WHAT THE EXERCISE ASKS.
Set aside the pictures and output only the lines from the one containing "Generate a LaTeX" up to and including the one containing "(1922,5) -- (1922,1076);".

RECORDS.
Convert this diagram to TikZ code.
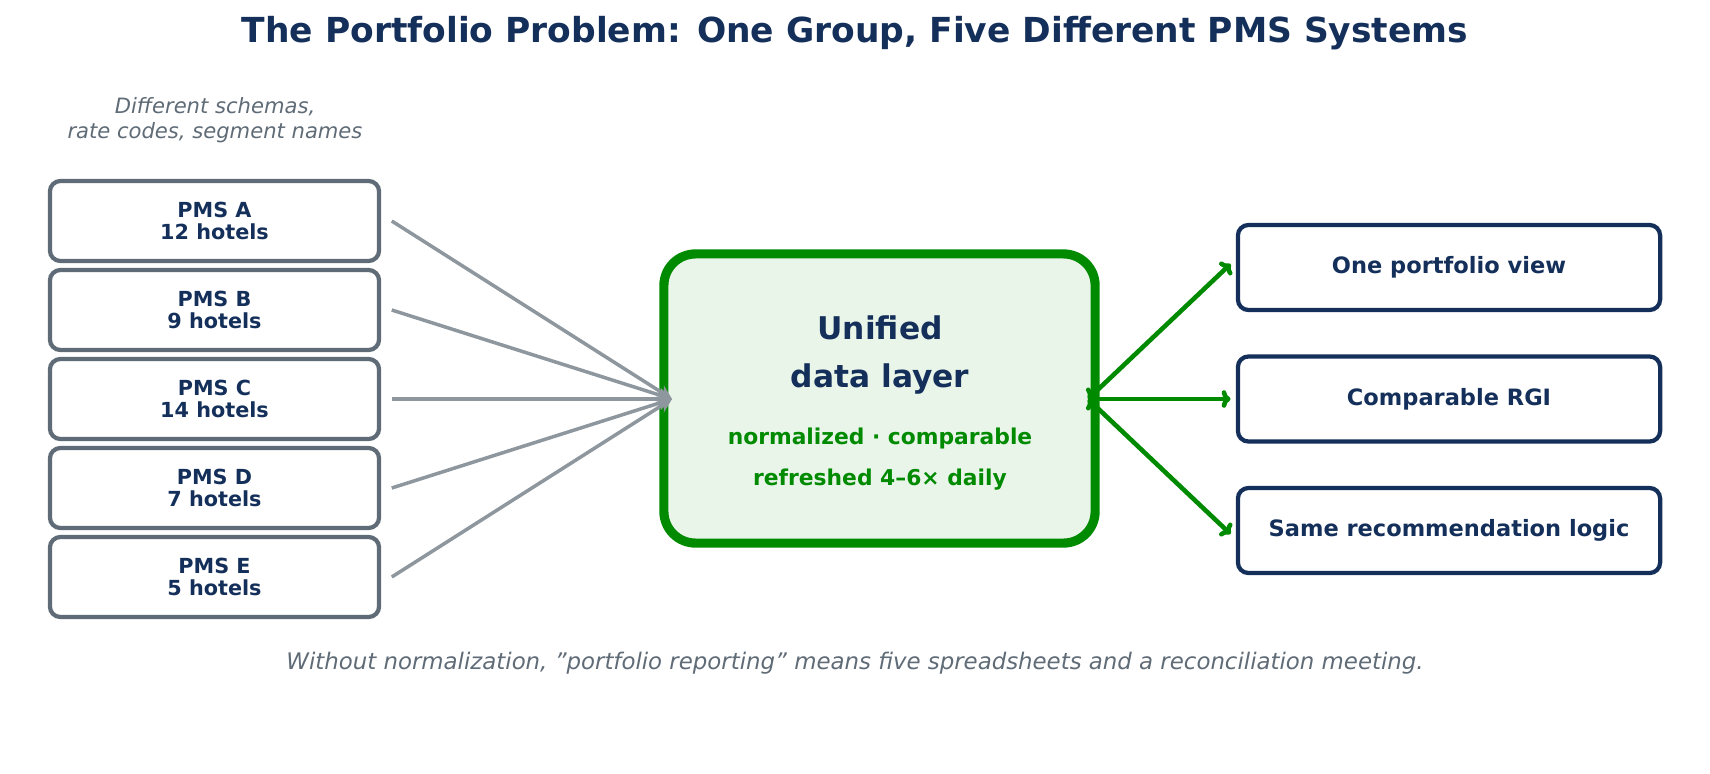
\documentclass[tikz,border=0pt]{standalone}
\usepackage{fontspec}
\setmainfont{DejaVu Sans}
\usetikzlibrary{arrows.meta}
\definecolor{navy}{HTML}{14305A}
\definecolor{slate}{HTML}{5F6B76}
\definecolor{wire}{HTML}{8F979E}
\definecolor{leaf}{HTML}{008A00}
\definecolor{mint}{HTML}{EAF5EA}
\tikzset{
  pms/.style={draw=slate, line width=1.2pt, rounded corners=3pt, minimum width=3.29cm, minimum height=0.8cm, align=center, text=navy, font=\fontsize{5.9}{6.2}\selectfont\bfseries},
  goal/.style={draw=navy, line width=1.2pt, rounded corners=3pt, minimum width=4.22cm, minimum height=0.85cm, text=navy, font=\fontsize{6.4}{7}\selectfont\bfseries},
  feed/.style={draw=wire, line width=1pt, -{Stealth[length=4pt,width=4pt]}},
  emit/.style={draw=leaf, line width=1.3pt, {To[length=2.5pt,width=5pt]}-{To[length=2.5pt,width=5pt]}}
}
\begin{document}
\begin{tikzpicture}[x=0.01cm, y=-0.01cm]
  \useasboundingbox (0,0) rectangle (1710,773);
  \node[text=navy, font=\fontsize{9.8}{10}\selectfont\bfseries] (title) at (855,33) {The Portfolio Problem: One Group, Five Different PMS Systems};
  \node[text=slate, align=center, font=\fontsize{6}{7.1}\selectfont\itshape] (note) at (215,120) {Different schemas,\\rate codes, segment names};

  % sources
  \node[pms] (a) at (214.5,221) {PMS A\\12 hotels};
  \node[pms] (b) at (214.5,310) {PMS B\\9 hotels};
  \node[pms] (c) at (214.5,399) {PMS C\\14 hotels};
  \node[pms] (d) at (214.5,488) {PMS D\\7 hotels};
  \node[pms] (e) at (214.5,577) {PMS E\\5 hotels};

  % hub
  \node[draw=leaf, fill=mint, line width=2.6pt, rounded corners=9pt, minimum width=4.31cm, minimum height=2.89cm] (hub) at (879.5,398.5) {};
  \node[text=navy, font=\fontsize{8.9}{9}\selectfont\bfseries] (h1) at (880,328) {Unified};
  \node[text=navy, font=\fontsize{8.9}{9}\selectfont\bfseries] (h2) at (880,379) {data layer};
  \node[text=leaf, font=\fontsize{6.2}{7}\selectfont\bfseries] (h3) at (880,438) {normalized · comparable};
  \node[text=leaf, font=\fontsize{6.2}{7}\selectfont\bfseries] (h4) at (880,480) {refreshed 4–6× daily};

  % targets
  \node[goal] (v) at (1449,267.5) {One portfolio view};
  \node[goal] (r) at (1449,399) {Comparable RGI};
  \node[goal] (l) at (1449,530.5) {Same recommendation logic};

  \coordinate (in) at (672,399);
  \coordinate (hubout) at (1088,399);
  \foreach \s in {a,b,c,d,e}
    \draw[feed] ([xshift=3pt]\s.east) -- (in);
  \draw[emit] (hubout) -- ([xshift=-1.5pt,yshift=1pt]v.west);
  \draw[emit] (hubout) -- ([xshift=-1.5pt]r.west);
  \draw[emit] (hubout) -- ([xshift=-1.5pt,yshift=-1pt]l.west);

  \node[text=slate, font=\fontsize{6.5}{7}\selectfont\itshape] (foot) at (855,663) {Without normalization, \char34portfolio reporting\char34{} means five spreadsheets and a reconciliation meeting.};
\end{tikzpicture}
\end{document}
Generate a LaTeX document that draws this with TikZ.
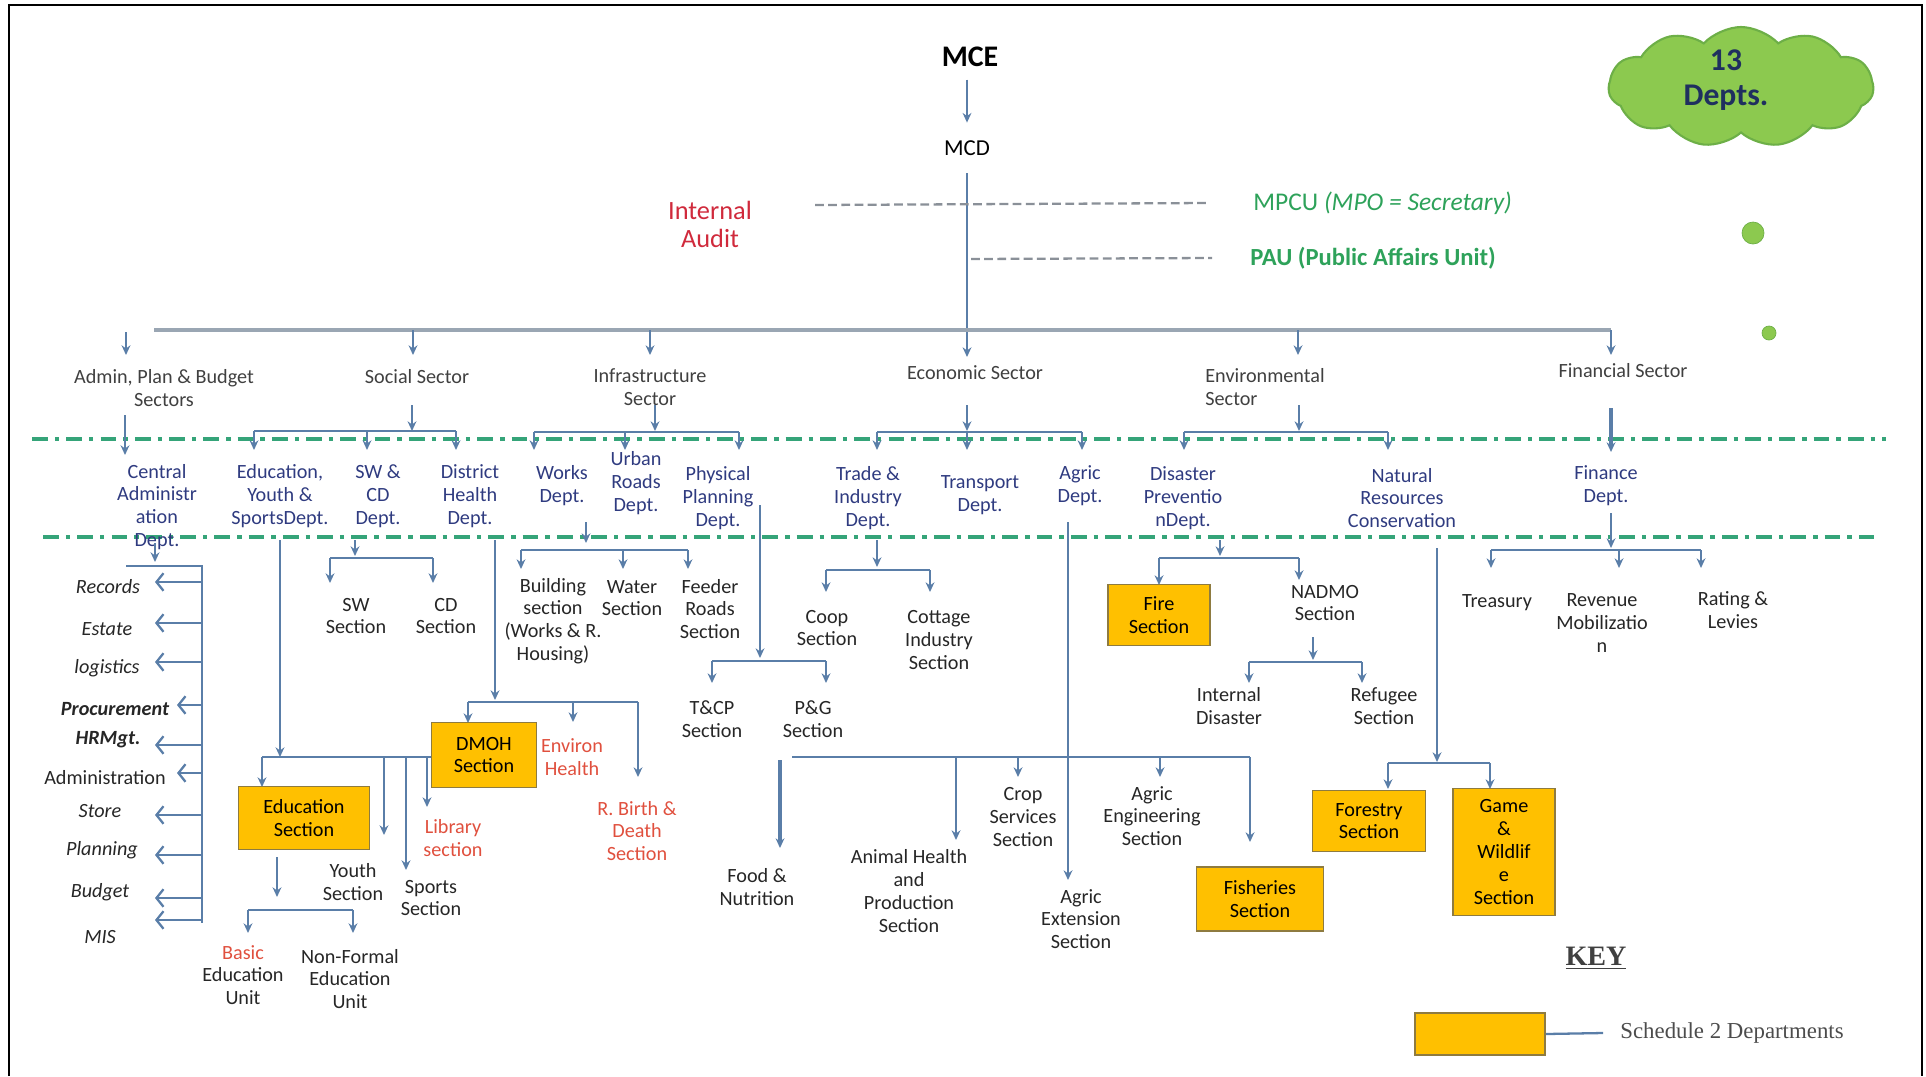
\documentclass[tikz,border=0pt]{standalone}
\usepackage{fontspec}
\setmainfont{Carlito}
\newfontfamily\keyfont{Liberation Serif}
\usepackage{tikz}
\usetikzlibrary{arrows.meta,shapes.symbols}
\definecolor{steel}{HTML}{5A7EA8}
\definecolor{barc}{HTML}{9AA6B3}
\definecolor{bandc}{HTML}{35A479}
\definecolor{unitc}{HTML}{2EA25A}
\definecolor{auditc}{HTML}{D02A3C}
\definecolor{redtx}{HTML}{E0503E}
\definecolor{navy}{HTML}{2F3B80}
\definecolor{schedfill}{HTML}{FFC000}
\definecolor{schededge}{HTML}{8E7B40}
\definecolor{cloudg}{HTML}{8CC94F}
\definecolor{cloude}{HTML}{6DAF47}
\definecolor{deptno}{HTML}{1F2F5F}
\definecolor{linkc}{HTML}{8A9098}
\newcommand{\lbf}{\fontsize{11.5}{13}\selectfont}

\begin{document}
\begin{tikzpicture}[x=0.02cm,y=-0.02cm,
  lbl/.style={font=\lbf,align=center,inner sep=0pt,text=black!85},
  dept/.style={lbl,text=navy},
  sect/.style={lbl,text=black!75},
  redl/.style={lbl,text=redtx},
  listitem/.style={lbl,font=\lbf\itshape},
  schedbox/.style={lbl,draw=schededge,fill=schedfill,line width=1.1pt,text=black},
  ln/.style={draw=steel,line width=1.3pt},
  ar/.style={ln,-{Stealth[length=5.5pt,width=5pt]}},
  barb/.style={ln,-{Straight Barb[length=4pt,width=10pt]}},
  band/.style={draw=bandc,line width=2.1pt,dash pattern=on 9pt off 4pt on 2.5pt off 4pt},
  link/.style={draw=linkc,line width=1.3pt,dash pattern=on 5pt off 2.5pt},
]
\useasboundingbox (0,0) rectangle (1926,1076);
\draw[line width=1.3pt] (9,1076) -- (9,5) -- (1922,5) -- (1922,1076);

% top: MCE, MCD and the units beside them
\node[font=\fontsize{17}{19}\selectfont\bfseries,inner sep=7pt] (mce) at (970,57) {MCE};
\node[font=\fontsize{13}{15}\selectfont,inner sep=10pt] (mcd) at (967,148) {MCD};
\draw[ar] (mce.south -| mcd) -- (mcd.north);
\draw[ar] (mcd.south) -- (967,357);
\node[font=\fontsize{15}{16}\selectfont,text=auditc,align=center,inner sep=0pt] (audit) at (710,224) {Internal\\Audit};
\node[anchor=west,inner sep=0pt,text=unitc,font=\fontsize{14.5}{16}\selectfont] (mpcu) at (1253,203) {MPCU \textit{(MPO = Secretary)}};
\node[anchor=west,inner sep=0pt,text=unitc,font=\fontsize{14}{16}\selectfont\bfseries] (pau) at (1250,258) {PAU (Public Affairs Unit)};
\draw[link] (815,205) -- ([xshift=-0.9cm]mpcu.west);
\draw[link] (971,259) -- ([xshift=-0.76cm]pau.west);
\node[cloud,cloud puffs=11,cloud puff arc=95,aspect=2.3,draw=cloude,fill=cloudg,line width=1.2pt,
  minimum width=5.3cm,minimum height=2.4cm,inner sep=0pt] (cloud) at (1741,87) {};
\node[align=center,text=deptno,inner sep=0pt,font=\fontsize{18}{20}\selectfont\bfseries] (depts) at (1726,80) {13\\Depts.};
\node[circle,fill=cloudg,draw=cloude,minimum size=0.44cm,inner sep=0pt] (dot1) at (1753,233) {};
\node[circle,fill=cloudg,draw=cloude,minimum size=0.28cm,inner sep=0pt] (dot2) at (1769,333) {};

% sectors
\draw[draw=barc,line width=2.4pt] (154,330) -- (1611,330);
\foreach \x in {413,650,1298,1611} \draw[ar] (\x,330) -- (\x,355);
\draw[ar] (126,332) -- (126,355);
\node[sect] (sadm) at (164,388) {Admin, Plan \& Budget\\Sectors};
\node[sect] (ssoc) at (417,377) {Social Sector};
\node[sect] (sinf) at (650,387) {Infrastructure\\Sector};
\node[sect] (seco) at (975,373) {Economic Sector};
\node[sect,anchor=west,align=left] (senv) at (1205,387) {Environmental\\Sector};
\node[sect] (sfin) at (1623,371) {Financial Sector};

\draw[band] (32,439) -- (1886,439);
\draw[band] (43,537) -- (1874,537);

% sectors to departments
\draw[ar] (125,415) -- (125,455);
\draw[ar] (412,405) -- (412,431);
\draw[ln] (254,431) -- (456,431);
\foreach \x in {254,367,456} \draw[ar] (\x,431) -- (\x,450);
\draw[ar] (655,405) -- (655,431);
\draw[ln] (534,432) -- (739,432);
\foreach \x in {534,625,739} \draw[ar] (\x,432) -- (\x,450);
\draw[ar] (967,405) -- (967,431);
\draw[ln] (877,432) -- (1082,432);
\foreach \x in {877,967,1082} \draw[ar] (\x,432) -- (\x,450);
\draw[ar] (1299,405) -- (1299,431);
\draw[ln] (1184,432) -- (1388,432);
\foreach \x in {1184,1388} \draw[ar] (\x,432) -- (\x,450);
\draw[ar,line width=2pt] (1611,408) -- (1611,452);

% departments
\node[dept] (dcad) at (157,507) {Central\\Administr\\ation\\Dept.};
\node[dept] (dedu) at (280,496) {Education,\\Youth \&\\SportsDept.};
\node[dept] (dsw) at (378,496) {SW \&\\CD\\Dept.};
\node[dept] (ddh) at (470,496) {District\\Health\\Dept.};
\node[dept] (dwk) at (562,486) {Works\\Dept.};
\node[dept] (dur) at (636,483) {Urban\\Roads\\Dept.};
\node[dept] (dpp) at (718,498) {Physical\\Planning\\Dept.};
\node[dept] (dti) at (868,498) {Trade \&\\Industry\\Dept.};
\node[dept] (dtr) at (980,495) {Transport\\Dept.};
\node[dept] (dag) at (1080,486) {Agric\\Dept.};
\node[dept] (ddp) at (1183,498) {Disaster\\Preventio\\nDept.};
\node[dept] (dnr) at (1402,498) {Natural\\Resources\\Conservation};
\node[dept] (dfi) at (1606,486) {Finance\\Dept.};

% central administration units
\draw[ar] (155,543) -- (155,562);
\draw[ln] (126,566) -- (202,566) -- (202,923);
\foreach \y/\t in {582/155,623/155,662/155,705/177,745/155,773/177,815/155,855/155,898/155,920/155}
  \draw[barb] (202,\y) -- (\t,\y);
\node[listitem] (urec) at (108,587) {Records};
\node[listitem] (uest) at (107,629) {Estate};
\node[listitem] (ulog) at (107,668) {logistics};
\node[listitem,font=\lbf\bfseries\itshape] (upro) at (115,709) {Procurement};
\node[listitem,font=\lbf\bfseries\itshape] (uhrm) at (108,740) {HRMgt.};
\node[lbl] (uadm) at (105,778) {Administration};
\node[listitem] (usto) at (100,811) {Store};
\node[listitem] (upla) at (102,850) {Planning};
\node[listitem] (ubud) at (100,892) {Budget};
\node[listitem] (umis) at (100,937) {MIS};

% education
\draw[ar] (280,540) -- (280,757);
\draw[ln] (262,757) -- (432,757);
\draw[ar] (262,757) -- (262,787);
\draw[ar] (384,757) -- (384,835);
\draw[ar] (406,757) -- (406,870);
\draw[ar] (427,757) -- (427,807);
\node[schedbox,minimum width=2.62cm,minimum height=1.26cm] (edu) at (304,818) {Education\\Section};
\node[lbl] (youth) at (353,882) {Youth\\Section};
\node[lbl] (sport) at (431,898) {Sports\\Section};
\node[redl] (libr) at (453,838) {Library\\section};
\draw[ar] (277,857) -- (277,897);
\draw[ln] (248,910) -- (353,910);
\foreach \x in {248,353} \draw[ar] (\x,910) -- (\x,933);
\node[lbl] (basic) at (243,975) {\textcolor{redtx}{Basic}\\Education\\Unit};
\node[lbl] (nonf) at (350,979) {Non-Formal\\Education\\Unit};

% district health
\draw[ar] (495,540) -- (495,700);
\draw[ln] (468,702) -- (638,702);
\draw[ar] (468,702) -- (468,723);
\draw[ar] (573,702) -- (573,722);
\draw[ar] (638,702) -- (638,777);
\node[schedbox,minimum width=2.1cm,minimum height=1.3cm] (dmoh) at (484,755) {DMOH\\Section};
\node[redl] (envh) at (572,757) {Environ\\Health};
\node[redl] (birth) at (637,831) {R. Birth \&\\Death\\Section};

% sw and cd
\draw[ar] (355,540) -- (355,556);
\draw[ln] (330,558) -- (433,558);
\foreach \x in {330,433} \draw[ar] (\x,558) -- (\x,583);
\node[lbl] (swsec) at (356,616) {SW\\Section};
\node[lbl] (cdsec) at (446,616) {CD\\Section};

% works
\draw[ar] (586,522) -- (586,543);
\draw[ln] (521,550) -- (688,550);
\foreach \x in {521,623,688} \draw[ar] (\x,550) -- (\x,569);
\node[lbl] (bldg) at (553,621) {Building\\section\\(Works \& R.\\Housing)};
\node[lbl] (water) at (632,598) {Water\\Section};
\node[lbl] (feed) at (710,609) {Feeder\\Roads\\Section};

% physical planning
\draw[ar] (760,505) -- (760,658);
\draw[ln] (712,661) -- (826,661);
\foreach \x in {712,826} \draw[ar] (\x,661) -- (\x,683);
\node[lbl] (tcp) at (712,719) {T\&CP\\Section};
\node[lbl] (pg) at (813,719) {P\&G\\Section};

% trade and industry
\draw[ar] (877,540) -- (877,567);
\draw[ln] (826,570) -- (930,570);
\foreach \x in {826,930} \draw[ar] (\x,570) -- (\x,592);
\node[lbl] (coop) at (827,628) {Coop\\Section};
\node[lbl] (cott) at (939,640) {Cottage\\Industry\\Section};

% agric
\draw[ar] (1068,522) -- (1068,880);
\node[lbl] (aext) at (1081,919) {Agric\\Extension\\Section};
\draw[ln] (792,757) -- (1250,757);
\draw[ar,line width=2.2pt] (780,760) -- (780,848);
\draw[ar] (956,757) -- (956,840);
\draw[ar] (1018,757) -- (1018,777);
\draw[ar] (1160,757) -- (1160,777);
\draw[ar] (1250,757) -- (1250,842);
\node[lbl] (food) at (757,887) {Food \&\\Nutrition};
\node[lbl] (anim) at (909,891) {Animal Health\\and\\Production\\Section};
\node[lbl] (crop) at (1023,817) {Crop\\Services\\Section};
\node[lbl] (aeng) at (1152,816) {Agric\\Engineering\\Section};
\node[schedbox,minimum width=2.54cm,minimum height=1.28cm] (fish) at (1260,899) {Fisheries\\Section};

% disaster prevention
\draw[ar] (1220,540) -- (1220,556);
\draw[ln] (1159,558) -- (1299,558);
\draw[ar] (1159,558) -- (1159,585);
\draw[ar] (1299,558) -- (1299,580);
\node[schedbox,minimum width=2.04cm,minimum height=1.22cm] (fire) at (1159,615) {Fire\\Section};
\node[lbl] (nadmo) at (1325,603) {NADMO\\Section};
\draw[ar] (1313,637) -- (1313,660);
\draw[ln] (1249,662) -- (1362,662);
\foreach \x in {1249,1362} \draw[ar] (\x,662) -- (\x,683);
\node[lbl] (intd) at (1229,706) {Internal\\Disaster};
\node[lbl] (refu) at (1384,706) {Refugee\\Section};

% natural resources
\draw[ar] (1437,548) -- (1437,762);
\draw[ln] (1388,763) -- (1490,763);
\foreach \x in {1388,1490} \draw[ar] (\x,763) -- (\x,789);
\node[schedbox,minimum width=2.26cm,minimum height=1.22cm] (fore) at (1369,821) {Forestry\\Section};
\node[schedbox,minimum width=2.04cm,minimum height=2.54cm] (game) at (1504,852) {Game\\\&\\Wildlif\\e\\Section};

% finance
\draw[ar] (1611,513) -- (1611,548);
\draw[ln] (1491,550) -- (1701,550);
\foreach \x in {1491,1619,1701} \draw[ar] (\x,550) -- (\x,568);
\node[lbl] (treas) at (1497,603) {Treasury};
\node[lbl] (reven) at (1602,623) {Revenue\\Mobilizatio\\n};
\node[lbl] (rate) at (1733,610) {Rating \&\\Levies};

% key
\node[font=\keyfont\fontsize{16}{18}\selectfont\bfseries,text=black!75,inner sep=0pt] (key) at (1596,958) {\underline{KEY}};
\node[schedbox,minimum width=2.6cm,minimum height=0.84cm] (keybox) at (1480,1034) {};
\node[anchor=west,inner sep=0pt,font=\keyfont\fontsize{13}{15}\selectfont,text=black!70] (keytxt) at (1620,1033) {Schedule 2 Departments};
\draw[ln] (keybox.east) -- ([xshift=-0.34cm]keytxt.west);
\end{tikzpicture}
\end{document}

EXERCISE OUTPUT.
Generate a LaTeX document that draws this with TikZ.
\documentclass[tikz,border=0pt]{standalone}
\usepackage{fontspec}
\setmainfont{Carlito}
\newfontfamily\keyfont{Liberation Serif}
\usepackage{tikz}
\usetikzlibrary{arrows.meta,shapes.symbols}
\definecolor{steel}{HTML}{5A7EA8}
\definecolor{barc}{HTML}{9AA6B3}
\definecolor{bandc}{HTML}{35A479}
\definecolor{unitc}{HTML}{2EA25A}
\definecolor{auditc}{HTML}{D02A3C}
\definecolor{redtx}{HTML}{E0503E}
\definecolor{navy}{HTML}{2F3B80}
\definecolor{schedfill}{HTML}{FFC000}
\definecolor{schededge}{HTML}{8E7B40}
\definecolor{cloudg}{HTML}{8CC94F}
\definecolor{cloude}{HTML}{6DAF47}
\definecolor{deptno}{HTML}{1F2F5F}
\definecolor{linkc}{HTML}{8A9098}
\newcommand{\lbf}{\fontsize{11.5}{13}\selectfont}

\begin{document}
\begin{tikzpicture}[x=0.02cm,y=-0.02cm,
  lbl/.style={font=\lbf,align=center,inner sep=0pt,text=black!85},
  dept/.style={lbl,text=navy},
  sect/.style={lbl,text=black!75},
  redl/.style={lbl,text=redtx},
  listitem/.style={lbl,font=\lbf\itshape},
  schedbox/.style={lbl,draw=schededge,fill=schedfill,line width=1.1pt,text=black},
  ln/.style={draw=steel,line width=1.3pt},
  ar/.style={ln,-{Stealth[length=5.5pt,width=5pt]}},
  barb/.style={ln,-{Straight Barb[length=4pt,width=10pt]}},
  band/.style={draw=bandc,line width=2.1pt,dash pattern=on 9pt off 4pt on 2.5pt off 4pt},
  link/.style={draw=linkc,line width=1.3pt,dash pattern=on 5pt off 2.5pt},
]
\useasboundingbox (0,0) rectangle (1926,1076);
\draw[line width=1.3pt] (9,1076) -- (9,5) -- (1922,5) -- (1922,1076);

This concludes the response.